I have recently have talked to several professional equipment installers about chimneys and what effect the newly manufactured equipment will have on the existing masonry types, and I heard many opinions. Although I would not classify myself as an expert in this area, while working in the trade I also experienced some of the same chimney issues that are still in existence today.
Regarding chimneys, let’s take a moment and step back into the past for a moment, after all chimneys have been around since the wood, coal, and the kerosene days.
As oil heating equipment entered the market many years ago, chimneys were seldom mentioned until it came time to perform an annual cleaning, or as it is referred today, a system tune up. At this time the technician would make sure no rodents or obstructions were blocking its passage. Also, at the time of the tune up, a check for proper draft and flue gas temperature would be measured.
Often a flu gas temperature of between 850 to 900 degrees or higher could be escaping up the chimney. Was this a good or bad situation? Well, on the good side, the chimney never really had issues because the chimney stayed warm from the bottom of the lower part to the top, which prevented a condensation freeze-up. Oil was also probably 17cents a gallon at that time, so no one paid to much attention to the oil bill.
Having heat and hot water was all that mattered. Just think—as of this article, oil is retailing at $3.89 and higher in some areas; $3.89 per gal. x 150 gals = $583.50. Did we ever think customers would pay $583.50 for 150 gallons of heating oil? I have!
For the last several years the heating equipment manufacturers have been working diligently to produce units that will produce higher efficiencies in the 85 – 90 + percent range, this in turn will naturally reduce fuel consumption for the homeowner.
However, all these improvements come with new and different chimney issues. Stack temperatures are considerably lower, which in turn makes the flue gas cooler and condensate can be created at the top of an average chimney. Thirty-two degree and lower temperatures could lead to condensation freeze within the clay lining or brick, thus causing serious deterioration.
Keep in mind that condensate conditions occur during every on and off heat cycle of the heating unit. Also, keep in mind that we have to deal with a byproduct of fuel called sulfur, and when mixed, condensation - an acid - is formed. This in turn can lead to destroying flue tiles, bricks, and in some cases, metal.
The best approach before installing a new high efficiency low stack temperature unit is to consult a certified and licensed chimney inspector to review the existing chimney before the start of the installation and follow his recommendation. Remember that if you don’t follow the suggestion, you could find yourself liable for a very expensive repair bill.
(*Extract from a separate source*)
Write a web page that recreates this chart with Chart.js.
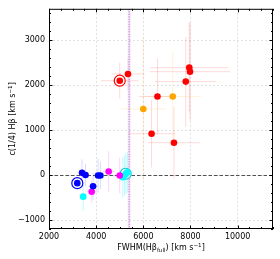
<!DOCTYPE html>
<html>
<head>
<meta charset="utf-8">
<script src="https://cdn.jsdelivr.net/npm/chart.js@4"></script>
<style>
  html, body { margin: 0; padding: 0; background: #fff; }
  canvas { display: block; }
</style>
</head>
<body>
<canvas id="chart" width="280" height="259"></canvas>
<script>
// Tick labels
const xTicks = [2000, 4000, 6000, 8000, 10000];
const yTicks = [-1000, 0, 1000, 2000, 3000];

// Red sample
const redX    = [5350, 6600, 6350, 7300, 7800, 7950, 7980];
const redY    = [2250, 1750, 920, 720, 2080, 2390, 2300];
const redXErr = [700, 800, 1000, 1100, 1300, 1650, 1700];
const redYErr = [350, 850, 750, 800, 1000, 1000, 1100];

// Orange sample
const orangeX    = [6000, 7250];
const orangeY    = [1470, 1750];
const orangeXErr = [950, 1200];
const orangeYErr = [1600, 1000];

// Blue sample
const blueX    = [3400, 3550, 4080, 4180, 3870];
const blueY    = [50, 0, -10, -10, -250];
const blueXErr = [150, 150, 200, 200, 200];
const blueYErr = [300, 250, 380, 300, 300];

// Magenta sample
const magentaX    = [3810, 4530, 5000];
const magentaY    = [-370, 80, -10];
const magentaXErr = [250, 250, 250];
const magentaYErr = [250, 450, 400];

// Cyan sample
const cyanX    = [3450, 5130, 5200, 5260, 5320];
const cyanY    = [-480, -50, -10, 30, 60];
const cyanXErr = [150, 200, 200, 200, 200];
const cyanYErr = [320, 450, 450, 450, 450];

// Ringed objects
const redRingX = [5000];
const redRingY = [2100];
const redRingXErr = [800];
const redRingYErr = [400];
const blueRingX = [3200];
const blueRingY = [-180];
const cyanRingX = [5250];
const cyanRingY = [30];

// Vertical limit and its band
const limitX = 5400;
const limitErr = 60;

const FONT = "'DejaVu Sans', sans-serif";

function pts(xs, ys) {
    return xs.map((v, i) => ({ x: v, y: ys[i] }));
}

function dots(xs, ys, color, xErr, yErr, errColor) {
    return {
        data: pts(xs, ys),
        backgroundColor: color,
        borderWidth: 0,
        pointRadius: 3.3,
        pointHoverRadius: 3.3,
        xErr: xErr,
        yErr: yErr,
        errColor: errColor,
        order: 1
    };
}

function ring(xs, ys, color, radius) {
    return {
        data: pts(xs, ys),
        backgroundColor: '#ffffff',
        borderColor: color,
        borderWidth: 1.2,
        pointRadius: radius,
        pointHoverRadius: radius,
        order: 2
    };
}

// Error bars, limit line, zero line, frame, ticks and titles
const decorations = {
    id: 'decorations',
    beforeDatasetsDraw(chart) {
        const { ctx, chartArea: a, scales: { x, y } } = chart;
        ctx.save();
        ctx.beginPath();
        ctx.rect(a.left, a.top, a.width, a.height);
        ctx.clip();

        // error bars
        chart.data.datasets.forEach(ds => {
            if (!ds.xErr) return;
            ctx.strokeStyle = ds.errColor;
            ctx.lineWidth = 1;
            ds.data.forEach((p, i) => {
                const px = x.getPixelForValue(p.x);
                const py = y.getPixelForValue(p.y);
                ctx.beginPath();
                ctx.moveTo(x.getPixelForValue(p.x - ds.xErr[i]), py);
                ctx.lineTo(x.getPixelForValue(p.x + ds.xErr[i]), py);
                ctx.moveTo(px, y.getPixelForValue(p.y - ds.yErr[i]));
                ctx.lineTo(px, y.getPixelForValue(p.y + ds.yErr[i]));
                ctx.stroke();
            });
        });

        // limit band + dotted line
        const bl = x.getPixelForValue(limitX - limitErr);
        const br = x.getPixelForValue(limitX + limitErr);
        ctx.fillStyle = 'rgba(200, 150, 215, 0.25)';
        ctx.fillRect(bl, a.top, br - bl, a.height);
        const lx = x.getPixelForValue(limitX);
        ctx.strokeStyle = '#b860c8';
        ctx.lineWidth = 1;
        ctx.setLineDash([1, 1.5]);
        ctx.beginPath();
        ctx.moveTo(lx, a.top);
        ctx.lineTo(lx, a.bottom);
        ctx.stroke();

        // zero line
        const zy = Math.round(y.getPixelForValue(0)) + 0.5;
        ctx.strokeStyle = '#505050';
        ctx.setLineDash([3.5, 2]);
        ctx.beginPath();
        ctx.moveTo(a.left, zy);
        ctx.lineTo(a.right, zy);
        ctx.stroke();
        ctx.restore();
    },
    afterDraw(chart) {
        const { ctx, chartArea: a, scales: { x, y } } = chart;
        ctx.save();
        ctx.strokeStyle = '#000';
        ctx.lineWidth = 1;
        ctx.strokeRect(a.left + 0.5, a.top + 0.5, a.width - 1, a.height - 1);

        // inward ticks on all four sides
        ctx.beginPath();
        for (let v = 2000; v <= 11500; v += 500) {
            const px = Math.round(x.getPixelForValue(v)) + 0.5;
            const len = v % 2000 === 0 ? 3.5 : 2;
            ctx.moveTo(px, a.bottom); ctx.lineTo(px, a.bottom - len);
            ctx.moveTo(px, a.top); ctx.lineTo(px, a.top + len);
        }
        for (let v = -1200; v <= 3700; v += 200) {
            const py = Math.round(y.getPixelForValue(v)) + 0.5;
            const len = v % 1000 === 0 ? 3.5 : 2;
            ctx.moveTo(a.left, py); ctx.lineTo(a.left + len, py);
            ctx.moveTo(a.right, py); ctx.lineTo(a.right - len, py);
        }
        ctx.stroke();

        // axis titles with sub/superscripts
        const drawParts = (parts, cx, cy) => {
            let total = 0;
            parts.forEach(p => {
                ctx.font = p.size + 'px ' + FONT;
                p.w = ctx.measureText(p.t).width;
                total += p.w;
            });
            let cur = cx - total / 2;
            parts.forEach(p => {
                ctx.font = p.size + 'px ' + FONT;
                ctx.fillText(p.t, cur, cy + p.dy);
                cur += p.w;
            });
        };
        ctx.fillStyle = '#000';
        ctx.textBaseline = 'alphabetic';
        ctx.textAlign = 'left';
        drawParts([
            { t: 'FWHM(H\u03b2', size: 8, dy: 0 },
            { t: 'full', size: 5.6, dy: 1.8 },
            { t: ') [km s', size: 8, dy: 0 },
            { t: '\u22121', size: 5.6, dy: -3.2 },
            { t: ']', size: 8, dy: 0 }
        ], (a.left + a.right) / 2, 250);

        ctx.translate(15, (a.top + a.bottom) / 2);
        ctx.rotate(-Math.PI / 2);
        drawParts([
            { t: 'c(1/4) H\u03b2 [km s', size: 8, dy: 0 },
            { t: '\u22121', size: 5.6, dy: -3.2 },
            { t: ']', size: 8, dy: 0 }
        ], 0, 0);
        ctx.restore();
    }
};

new Chart(document.getElementById('chart'), {
    type: 'scatter',
    data: {
        datasets: [
            ring(redRingX, redRingY, '#ff0000', 5.5),
            ring(blueRingX, blueRingY, '#0000ff', 5.5),
            ring(cyanRingX, cyanRingY, '#00c8d8', 5.5),
            dots(redX, redY, '#ff0000', redXErr, redYErr, 'rgba(255, 0, 0, 0.15)'),
            dots(redRingX, redRingY, '#ff0000', redRingXErr, redRingYErr, 'rgba(255, 0, 0, 0.15)'),
            dots(orangeX, orangeY, '#ffa500', orangeXErr, orangeYErr, 'rgba(255, 165, 0, 0.15)'),
            dots(blueX, blueY, '#0000ff', blueXErr, blueYErr, 'rgba(0, 0, 255, 0.15)'),
            dots(blueRingX, blueRingY, '#0000ff', null, null, null),
            dots(magentaX, magentaY, '#ff00ff', magentaXErr, magentaYErr, 'rgba(255, 0, 255, 0.18)'),
            dots(cyanX, cyanY, '#00ffff', cyanXErr, cyanYErr, 'rgba(0, 230, 255, 0.25)')
        ]
    },
    options: {
        responsive: false,
        animation: false,
        layout: { padding: { top: 5, right: 7, left: 0, bottom: 0 } },
        plugins: {
            legend: { display: false },
            tooltip: { enabled: false }
        },
        scales: {
            x: {
                type: 'linear',
                min: 2000,
                max: 11500,
                afterBuildTicks: scale => { scale.ticks = xTicks.map(v => ({ value: v })); },
                afterFit: scale => { scale.height = 30; },
                ticks: {
                    padding: 3,
                    maxRotation: 0,
                    color: '#000',
                    font: { family: FONT, size: 8 },
                    callback: v => String(v)
                },
                grid: { color: '#dadada', lineWidth: 0.8, drawTicks: false },
                border: { display: false, dash: [2, 2] }
            },
            y: {
                type: 'linear',
                min: -1200,
                max: 3700,
                afterBuildTicks: scale => { scale.ticks = yTicks.map(v => ({ value: v })); },
                afterFit: scale => { scale.width = 49; },
                ticks: {
                    padding: 4,
                    color: '#000',
                    font: { family: FONT, size: 8 },
                    callback: v => (v < 0 ? '\u2212' + Math.abs(v) : String(v))
                },
                grid: { color: '#dadada', lineWidth: 0.8, drawTicks: false },
                border: { display: false, dash: [2, 2] }
            }
        }
    },
    plugins: [decorations]
});
</script>
</body>
</html>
There are some states now requiring a metal flex silver type liner to be installed with all new installations and many companies who have resorted to direct vent applications to avoid the liner expense and still be in compliance with codes.
In closing this article, I would suggest getting the LATEST NFPA #31 and review appendix E. Here you will find sizing tables that will help determine the proper silver lining size.